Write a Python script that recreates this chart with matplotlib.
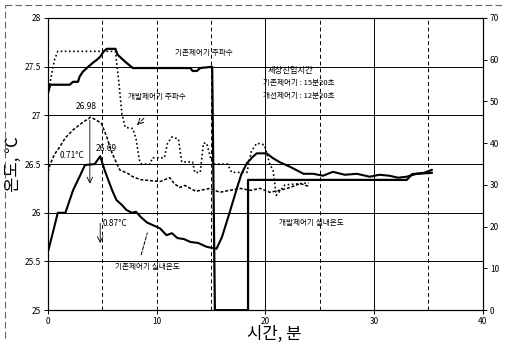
import matplotlib
matplotlib.use("Agg")
import matplotlib.pyplot as plt
from matplotlib.lines import Line2D

plt.rcParams['font.family'] = ['Noto Sans CJK KR', 'DejaVu Sans']

# 기존제어기 주파수 (Hz, right axis)
t_old_f = [0, 0.2, 2.0, 2.3, 2.76, 2.9, 3.2, 3.7, 4.1, 4.5, 4.8, 5.1, 5.4, 6.2, 6.4, 7.1, 7.8,
           13.1, 13.3, 13.7, 14.0, 15.1, 15.35, 18.4, 18.4, 33.0, 33.5, 35.3]
f_old = [52.0, 54.0, 54.0, 54.7, 54.7, 55.9, 57.1, 58.3, 59.2, 60.0, 60.7, 61.9, 62.6, 62.6, 61.2, 59.5, 58.0,
         58.0, 57.3, 57.3, 58.0, 58.3, 0, 0, 31.2, 31.2, 32.6, 32.9]

# 개발제어기 주파수 (Hz, right axis)
t_new_f = [0, 0.3, 0.6, 0.9, 6.2, 6.5, 6.8, 7.1, 7.8, 8.1, 8.4, 8.6, 9.4, 9.6, 10.7, 11.0, 11.4, 12.0,
           12.3, 13.3, 13.5, 14.0, 14.3, 14.6, 15.0, 15.3, 16.5, 16.9, 18.3, 18.7, 19.2, 19.9, 20.4,
           20.7, 21.0, 21.8, 24.0]
f_new = [52, 56, 60, 62, 62, 55, 47, 43.8, 43.5, 41, 36, 35, 35, 36.5, 36.5, 40, 41.5, 41,
         35.5, 35.5, 33, 33, 40, 40, 36, 35, 35, 33, 33, 38, 40, 39.6, 35,
         33.5, 27.5, 30, 30.5]

# 기존제어기 실내온도 (°C, left axis)
t_old_T = [0, 0.5, 0.9, 1.6, 2.3, 2.9, 3.4, 4.3, 4.8, 5.2, 5.9, 6.3, 6.8, 7.2, 7.7, 8.1, 8.5, 9.1, 9.7,
           10.3, 10.9, 11.4, 11.9, 12.5, 13.1, 13.8, 14.6, 15.5, 16.0, 16.7, 17.4, 17.8, 18.3, 18.8,
           19.2, 20.1, 20.7, 21.3, 22.3, 23.5, 24.4, 25.3, 26.2, 27.3, 28.4, 29.6, 30.5, 31.4,
           32.2, 33.0, 33.9, 34.6, 35.3]
T_old = [25.6, 25.82, 26.0, 26.0, 26.23, 26.37, 26.49, 26.5, 26.58, 26.44, 26.23, 26.13, 26.08, 26.03,
         26.0, 26.01, 25.96, 25.9, 25.87, 25.84, 25.77, 25.79, 25.74, 25.73, 25.70, 25.69, 25.65,
         25.63, 25.75, 26.0, 26.26, 26.4, 26.51, 26.57, 26.61, 26.61, 26.56, 26.52, 26.47, 26.40,
         26.40, 26.38, 26.42, 26.39, 26.40, 26.37, 26.39, 26.38, 26.36, 26.37, 26.40, 26.41, 26.44]

# 개발제어기 실내온도 (°C, left axis)
t_new_T = [0, 0.2, 0.6, 1.1, 1.6, 2.3, 3.1, 3.9, 4.3, 4.9, 5.4, 5.9, 6.6, 7.0, 7.4, 7.8, 8.5, 9.4,
           10.3, 11.2, 11.6, 12.1, 12.6, 13.1, 13.6, 14.0, 14.9, 15.8, 16.7, 17.7, 18.6, 19.5,
           20.4, 21.3, 22.3, 23.2, 24.0]
T_new = [26.42, 26.5, 26.6, 26.68, 26.77, 26.85, 26.92, 26.98, 26.96, 26.92, 26.78, 26.61, 26.44,
         26.42, 26.4, 26.37, 26.34, 26.33, 26.32, 26.36, 26.30, 26.26, 26.28, 26.25, 26.22, 26.23,
         26.25, 26.21, 26.23, 26.25, 26.23, 26.25, 26.21, 26.23, 26.26, 26.30, 26.27]

left_ticks = [25, 25.5, 26, 26.5, 27, 27.5, 28]
right_ticks = [0, 10, 20, 30, 40, 50, 60, 70]
x_ticks = [0, 10, 20, 30, 40]

fig = plt.figure(figsize=(5.08, 3.45), dpi=100)
ax = fig.add_axes([0.0945, 0.101, 0.856, 0.847])
ax2 = ax.twinx()

ax.set_xlim(0, 40)
ax.set_ylim(25, 28)
ax2.set_ylim(0, 70)
ax.set_xticks(x_ticks)
ax.set_xticks([5, 15, 25, 35], minor=True)
ax.set_yticks(left_ticks)
ax.set_yticklabels(['%g' % v for v in left_ticks])
ax2.set_yticks(right_ticks)

for a in (ax, ax2):
    a.tick_params(labelsize=6, length=3, width=0.7, pad=2, colors='black')
    for s in a.spines.values():
        s.set_linewidth(0.8)
ax.tick_params(axis='x', which='minor', length=0)

for v in left_ticks[1:-1]:
    ax.axhline(v, color='black', lw=0.7, zorder=1)
for v in [5, 10, 15, 25, 35]:
    ax.axvline(v, color='black', lw=0.7, ls=(0, (4, 3)), zorder=1)
for v in [20, 30]:
    ax.axvline(v, color='black', lw=0.7, zorder=1)

ax2.plot(t_old_f, f_old, color='black', lw=1.6, zorder=4)
ax2.plot(t_new_f, f_new, color='black', lw=1.2, ls=(0, (1, 1.5)), zorder=4)
ax.plot(t_old_T, T_old, color='black', lw=1.5, zorder=4)
ax.plot(t_new_T, T_new, color='black', lw=1.1, ls=(0, (2, 1.2)), zorder=4)

kfam = ['Noto Sans CJK KR', 'DejaVu Sans']
fs = 5.5
ax.text(14.3, 27.64, '기존제어기 주파수', fontsize=fs, ha='center', va='center', family=kfam)
ax.text(10.0, 27.19, '개발제어기 주파수', fontsize=fs, ha='center', va='center', family=kfam)
ax.annotate('', xy=(8.0, 26.88), xytext=(9.0, 26.99),
            arrowprops=dict(arrowstyle='->', color='black', lw=0.7, ls='--'))
ax.text(20.2, 27.46, '제상진입시간', fontsize=6, ha='left', va='center', family=kfam)
ax.text(19.8, 27.33, '기존제어기 : 15분20초', fontsize=fs, ha='left', va='center', family=kfam)
ax.text(19.8, 27.20, '개선제어기 : 12분20초', fontsize=fs, ha='left', va='center', family=kfam)
ax.text(3.5, 27.09, '26.98', fontsize=6, ha='center', va='center')
ax.text(5.4, 26.66, '26.69', fontsize=6, ha='center', va='center')
ax.text(2.2, 26.59, '0.71°C', fontsize=6, ha='center', va='center')
ax.text(6.2, 25.89, '0.87°C', fontsize=6, ha='center', va='center')
ax.annotate('', xy=(3.85, 26.27), xytext=(3.85, 26.98),
            arrowprops=dict(arrowstyle='->', color='black', lw=0.6))
ax.annotate('', xy=(4.8, 25.66), xytext=(4.8, 25.92),
            arrowprops=dict(arrowstyle='->', color='black', lw=0.6))
ax.text(9.1, 25.44, '기존제어기 실내온도', fontsize=fs, ha='center', va='center', family=kfam)
ax.annotate('', xy=(9.2, 25.82), xytext=(8.5, 25.54),
            arrowprops=dict(arrowstyle='-', color='black', lw=0.7, ls='--'))
ax.text(24.2, 25.89, '개발제어기 실내온도', fontsize=fs, ha='center', va='center', family=kfam)

ax.set_xlabel('시간, 분', fontsize=12, family=kfam)
ax.xaxis.set_label_coords(0.52, -0.054)
ax.xaxis.label.set_va('top')
ax.set_ylabel('온도, ℃', fontsize=12, family=kfam)
ax.yaxis.set_label_coords(-0.06, 0.5)

fig.add_artist(Line2D([0.01, 0.99], [0.986, 0.986], transform=fig.transFigure,
                      color='0.4', lw=0.8, ls=(0, (6, 3))))
fig.add_artist(Line2D([0.01, 0.01], [0.02, 0.986], transform=fig.transFigure,
                      color='0.4', lw=0.8, ls=(0, (6, 3))))

fig.savefig('out.png', dpi=100)
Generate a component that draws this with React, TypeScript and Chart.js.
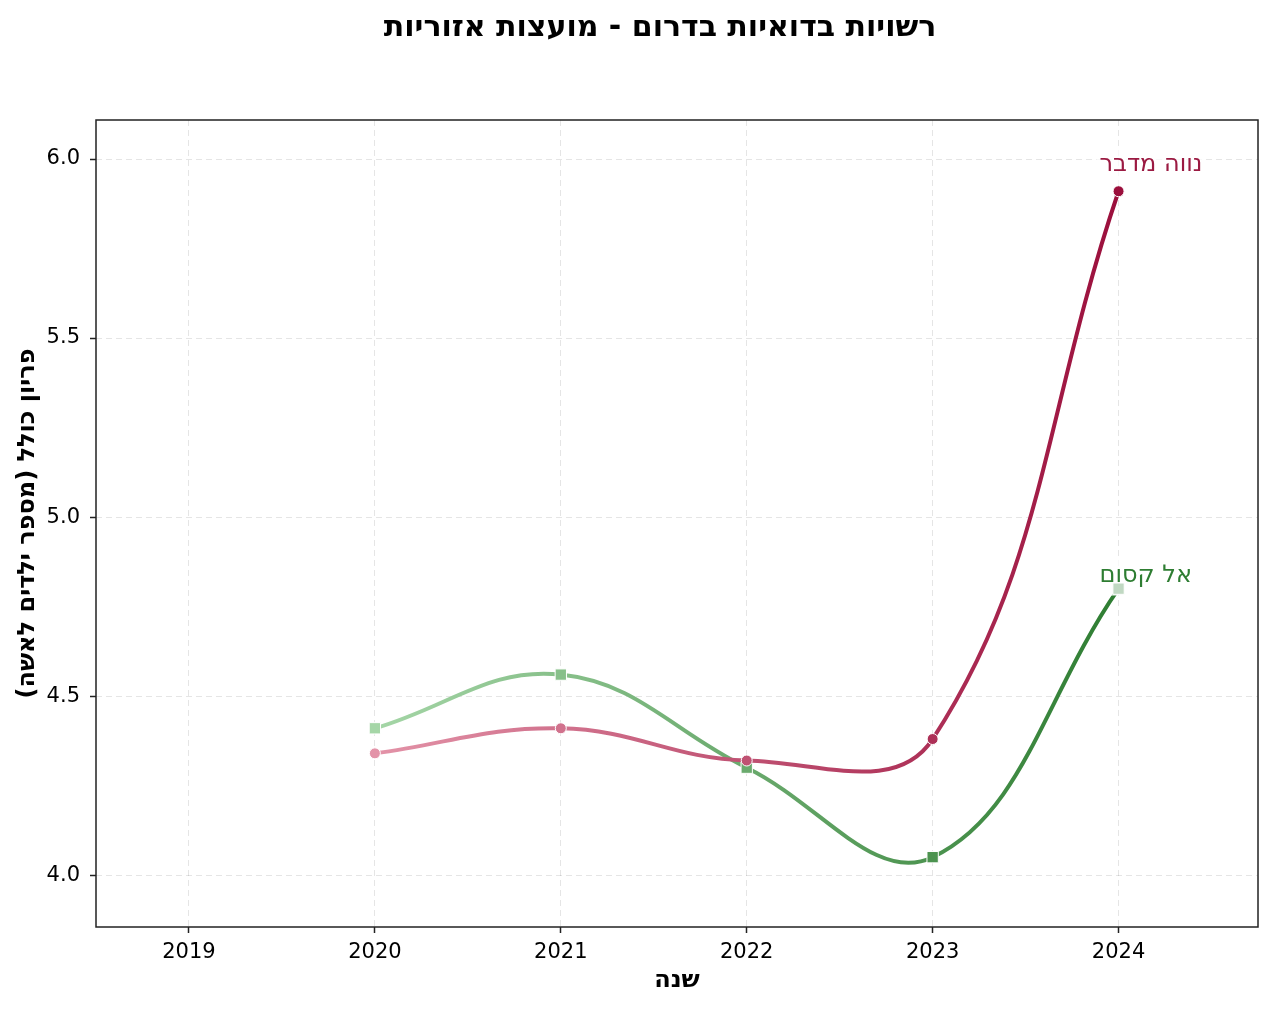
——————
PROBLEM REQUIREMENTS:
Restate each line from the start of the listing through the line bearing "58.0, 57.3, 57.3, 58.0, 58.3, 0, 0, 31.2, 31.2, 32.6, 32.9]" word for word. Drop the pictures.

RESULT OF THIS TASK:
Write a Python script that recreates this chart with matplotlib.
import matplotlib
matplotlib.use("Agg")
import matplotlib.pyplot as plt
from matplotlib.lines import Line2D

plt.rcParams['font.family'] = ['Noto Sans CJK KR', 'DejaVu Sans']

# 기존제어기 주파수 (Hz, right axis)
t_old_f = [0, 0.2, 2.0, 2.3, 2.76, 2.9, 3.2, 3.7, 4.1, 4.5, 4.8, 5.1, 5.4, 6.2, 6.4, 7.1, 7.8,
           13.1, 13.3, 13.7, 14.0, 15.1, 15.35, 18.4, 18.4, 33.0, 33.5, 35.3]
f_old = [52.0, 54.0, 54.0, 54.7, 54.7, 55.9, 57.1, 58.3, 59.2, 60.0, 60.7, 61.9, 62.6, 62.6, 61.2, 59.5, 58.0,
         58.0, 57.3, 57.3, 58.0, 58.3, 0, 0, 31.2, 31.2, 32.6, 32.9]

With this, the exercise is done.